TEMPO.CO, Jakarta - Lembaga swadaya masyarakat Migrant Care mencatat ada 420 buruh migran Indonesia yang terancam hukuman mati di luar negeri selama 2012. Menurut Direktur Eksekutif Migrant Care, Anis Hidayah, pemerintah terlalu lambat dalam menangani tenaga kerja Indonesia (TKI) yang terjerat kasus kriminal.
"Pada saat berhadapan dengan masalah, buruh migran dibiarkan sendirian," kata Anis, ketika ditemui di Bundaran Hotel Indonesia, saat melakukan aksi Hari Buruh Migran Internasional, Selasa, 18 Desember 2012.
Anis mencontohkan kasus Satinah di Arab Saudi. Perempuan asal Unggaran, Jawa Tengah ini yang hanya bisa diselamatkan nyawanya melalui pembayaran diyat. Namun, pemerintah kesulitan membayar diyat karena dianggap terlalu besar, yakni 10 juta riyal atau sekitar Rp 25 miliar.
"Padahal besaran diyat ini masih lebih kecil dibanding Satuan Tugas TKI yang menghabiskan Rp 200 miliar tahun ini untuk biaya perjalanan," tutur Anis.
Kasus lain dialami oleh Maryanto dan dua buruh migran asal Pontianak, yakni Frans dan Dhary. Persidangan ketiganya tidak diketahui oleh Kedutaan Besar Indonesia dan pengacara dibiayai oleh iuran buruh migran.

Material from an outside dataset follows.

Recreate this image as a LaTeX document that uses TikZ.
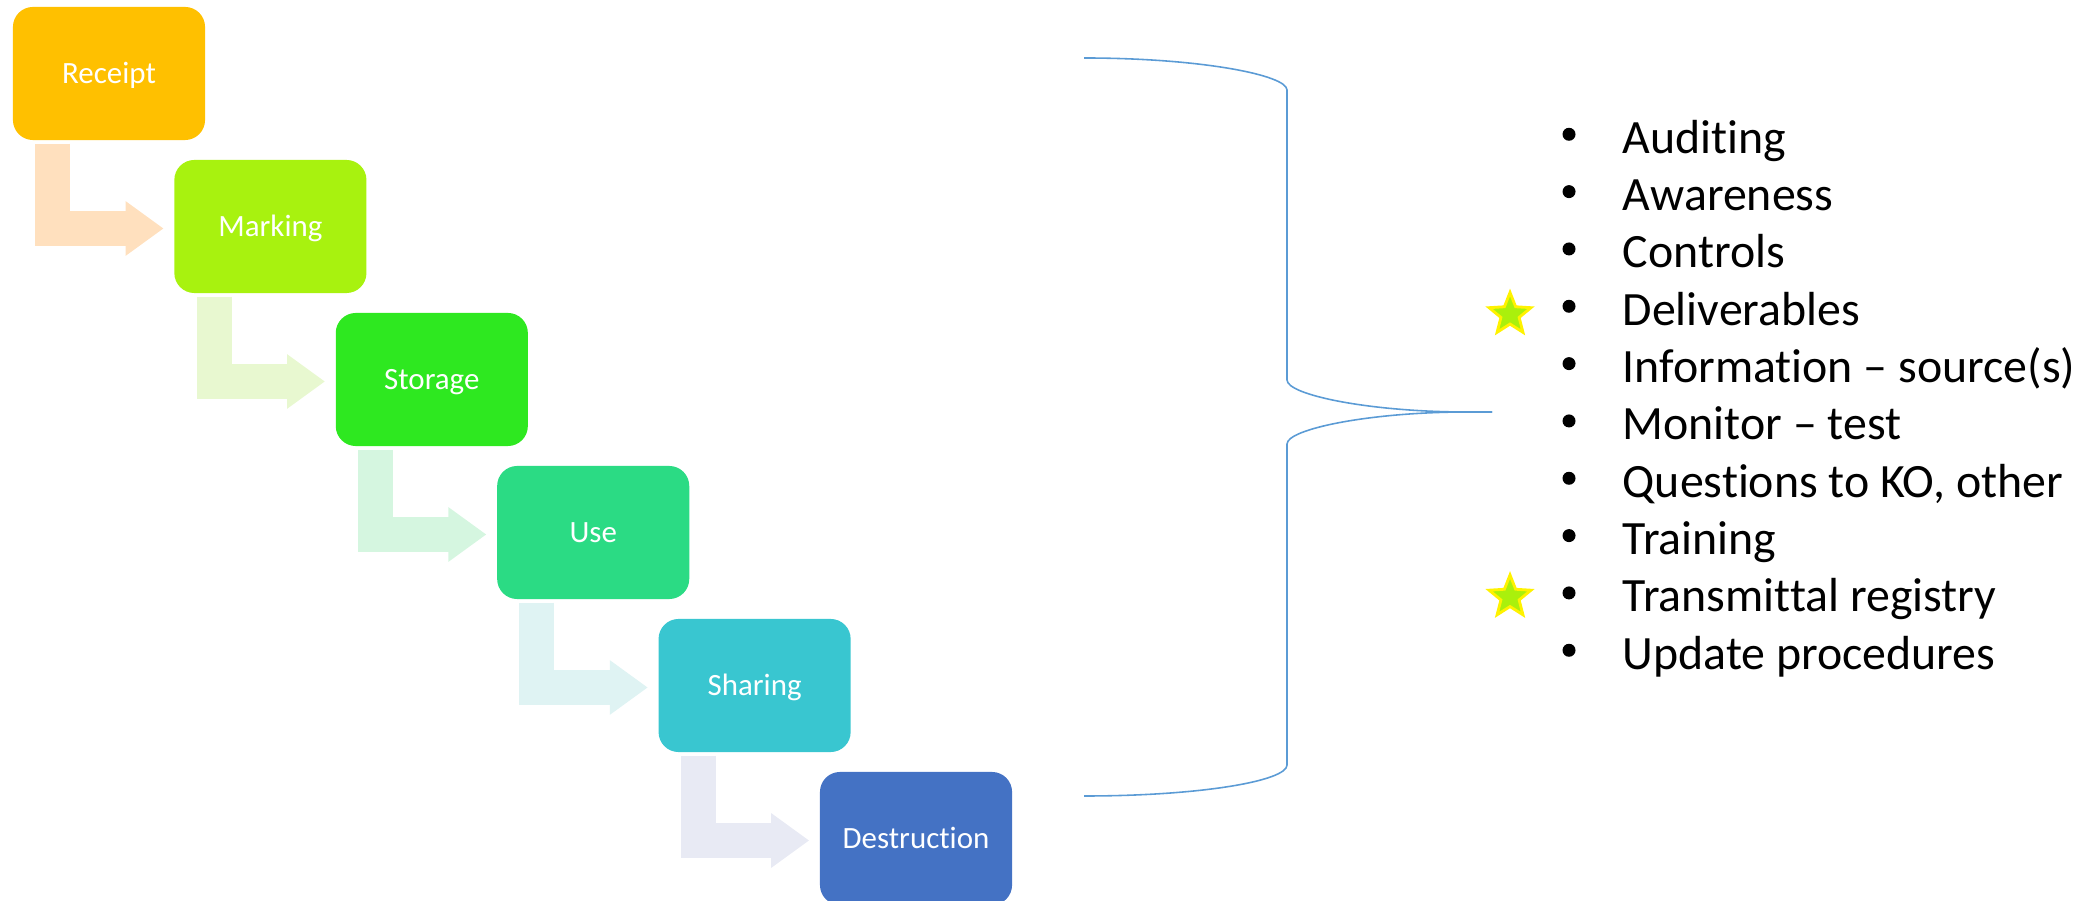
\documentclass[tikz,border=0pt]{standalone}
\usepackage{fontspec}
\setmainfont{Carlito}[Ligatures=TeX, RawFeature={-liga;-clig;-calt;-rlig;-dlig}]
\usepackage{tikz}
\usetikzlibrary{arrows.meta, shapes.geometric}
\definecolor{receiptcol}{HTML}{FFC000}
\definecolor{markingcol}{HTML}{A8F20F}
\definecolor{storagecol}{HTML}{2EE820}
\definecolor{usecol}{HTML}{2BDB84}
\definecolor{sharingcol}{HTML}{39C6D0}
\definecolor{destructcol}{HTML}{4472C4}
\definecolor{flowa}{HTML}{FFE0BE}
\definecolor{flowb}{HTML}{E8F8D0}
\definecolor{flowc}{HTML}{D5F6E0}
\definecolor{flowd}{HTML}{DFF3F3}
\definecolor{flowe}{HTML}{E8EAF4}
\definecolor{bracecol}{HTML}{5B9BD5}
\definecolor{starfill}{HTML}{AAF00C}
\tikzset{stage/.style={rectangle, rounded corners=0.2cm, minimum width=1.92cm, minimum height=1.33cm, inner sep=0pt, text=white, font=\fontsize{8.8}{10}\selectfont, text height=0.2cm, text depth=0cm},
    flow/.style={line width=0.35cm, line join=miter, -{Triangle[width=0.52cm,length=0.38cm]}},
    goldstar/.style={star, star points=5, star point ratio=2.3, minimum size=0.44cm, inner sep=0pt, fill=starfill, draw=yellow, line width=0.8pt},
    listitem/.style={anchor=base west, inner sep=0pt, font=\fontsize{13.6}{16}\selectfont},
    listdot/.style={circle, fill=black, minimum size=0.13cm, inner sep=0pt}}

\begin{document}
\begin{tikzpicture}[x=0.01cm, y=-0.01cm]
    \useasboundingbox (0,0) rectangle (2098,901);

    % stages
    \node[stage, fill=receiptcol] (receipt) at (109,73.5) {Receipt};
    \node[stage, fill=markingcol] (marking) at (270.4,226.5) {Marking};
    \node[stage, fill=storagecol] (storage) at (431.8,379.5) {Storage};
    \node[stage, fill=usecol] (use) at (593.2,532.5) {Use};
    \node[stage, fill=sharingcol] (sharing) at (754.6,685.5) {Sharing};
    \node[stage, fill=destructcol] (destruction) at (916,838.5) {Destruction};

    % bent arrows
    \draw[flow, draw=flowa]([shift={(40.5,3)}]receipt.south west) |- ([shift={(-10,2)}]marking.west);
    \draw[flow, draw=flowb]([shift={(40.5,3)}]marking.south west) |- ([shift={(-10,2)}]storage.west);
    \draw[flow, draw=flowc]([shift={(40.5,3)}]storage.south west) |- ([shift={(-10,2)}]use.west);
    \draw[flow, draw=flowd]([shift={(40.5,3)}]use.south west) |- ([shift={(-10,2)}]sharing.west);
    \draw[flow, draw=flowe]([shift={(40.5,3)}]sharing.south west) |- ([shift={(-10,2)}]destruction.west);

    % brace
    \draw[bracecol, line width=0.45pt](1492,412) -- (1467,412) .. controls (1370,412) and (1287,395) .. (1287,380) -- (1287,90) .. controls (1287,75) and (1200,58) .. (1084,58);
    \draw[bracecol, line width=0.45pt](1492,412) -- (1467,412) .. controls (1370,412) and (1287,429) .. (1287,444) -- (1287,765) .. controls (1287,781) and (1200,796) .. (1084,796);

    % list
    \foreach \txt [count=\k] in {Auditing, Awareness, Controls, Deliverables, Information -- source(s), Monitor -- test, {Questions to KO, other}, Training, Transmittal registry, Update procedures}{
        \node[listdot] (dot\k) at (1569,{134.3+57.33*(\k-1)}) {};
        \node[listitem] (item\k) at (1622,{153.3+57.33*(\k-1)}) {\txt};
    }

    \node[goldstar] (star1) at (1510,314.5) {};
    \node[goldstar] (star2) at (1510,597) {};
\end{tikzpicture}
\end{document}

Anis menuturkan, pelitnya pemerintah juga ditunjukkan ketika pemerintah enggan mengevakuasi puluhan ribu buruh migran Indonesia yang terperangkap perang saudara di Suriah.

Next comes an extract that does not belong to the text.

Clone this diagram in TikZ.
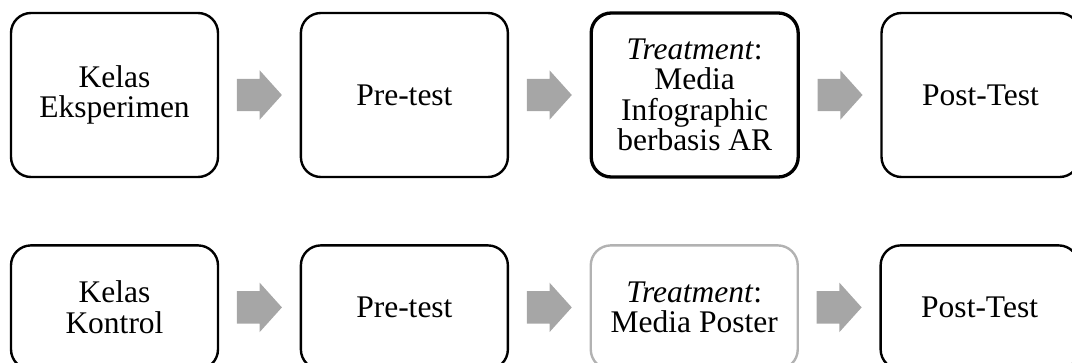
\documentclass[tikz,border=0pt]{standalone}
\usepackage{fontspec}
\setmainfont{Liberation Serif}
\usetikzlibrary{shapes,positioning}

\begin{document}
\begin{tikzpicture}[
        node distance=17.5pt,
        every node/.style={align=center, font=\fontsize{31.5}{30.5}\selectfont},
        box/.style={draw, rounded corners=20pt, line width=2.4pt, minimum width=207pt, minimum height=164pt, inner sep=0pt},
        lowbox/.style={box, minimum height=124pt},
        blockarrow/.style={single arrow, draw=none, fill=gray!70, minimum height=45pt, inner xsep=0pt, inner ysep=16pt, single arrow head extend=8.5pt, single arrow tip angle=96}
    ]

    \clip (0,0) rectangle (1072pt,-362pt);

    % Nodes, top row
    \node[box] (eksp) at (114.5pt,-95pt) {Kelas\\Eksperimen};
    \node[blockarrow, right=of eksp] (ea1) {};
    \node[box, right=of ea1] (epre) {Pre-test};
    \node[blockarrow, right=of epre] (ea2) {};
    \node[box, right=of ea2, line width=3.3pt] (etreat) {\textit{Treatment}:\\Media\\Infographic\\berbasis AR};
    \node[blockarrow, right=of etreat] (ea3) {};
    \node[box, right=of ea3, minimum width=198pt] (epost) {Post-Test};

    % Nodes, bottom row
    \node[lowbox, below=66pt of eksp] (kont) {Kelas\\Kontrol};
    \node[blockarrow, right=of kont] (ka1) {};
    \node[lowbox, right=of ka1] (kpre) {Pre-test};
    \node[blockarrow, right=of kpre] (ka2) {};
    \node[lowbox, right=of ka2, draw=gray!60] (ktreat) {\textit{Treatment}:\\Media Poster};
    \node[blockarrow, right=of ktreat] (ka3) {};
    \node[lowbox, right=of ka3, minimum width=198pt] (kpost) {Post-Test};

\end{tikzpicture}
\end{document}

Data dari Migrant Care menyebutkan saat ini ada 420 TKI yang terancam hukuman mati. Dari jumlah itu, di Malaysia sebanyak 351 orang, Cina ada 22 orang, Singapura satu orang, Manila satu orang, dan di Arab Saudi 45 orang. Dari angka itu, 99 orang di antaranya telah divonis hukuman mati.
"Kasus hukuman mati tidak bisa diselesaikan hanya dengan pidato prihatin," kata Anis.
Berdasarkan data dari Badan Nasional Penempatan dan Perlindungan TKI, jumlah warga Indonesia yang bekerja di luar negeri mencapai 3.998.592 orang. Tiga negara utama tujuan para TKI adalah Arab Saudi (1.427.928 orang), Malaysia (1.049.325 orang), dan Taiwan (381.588 orang).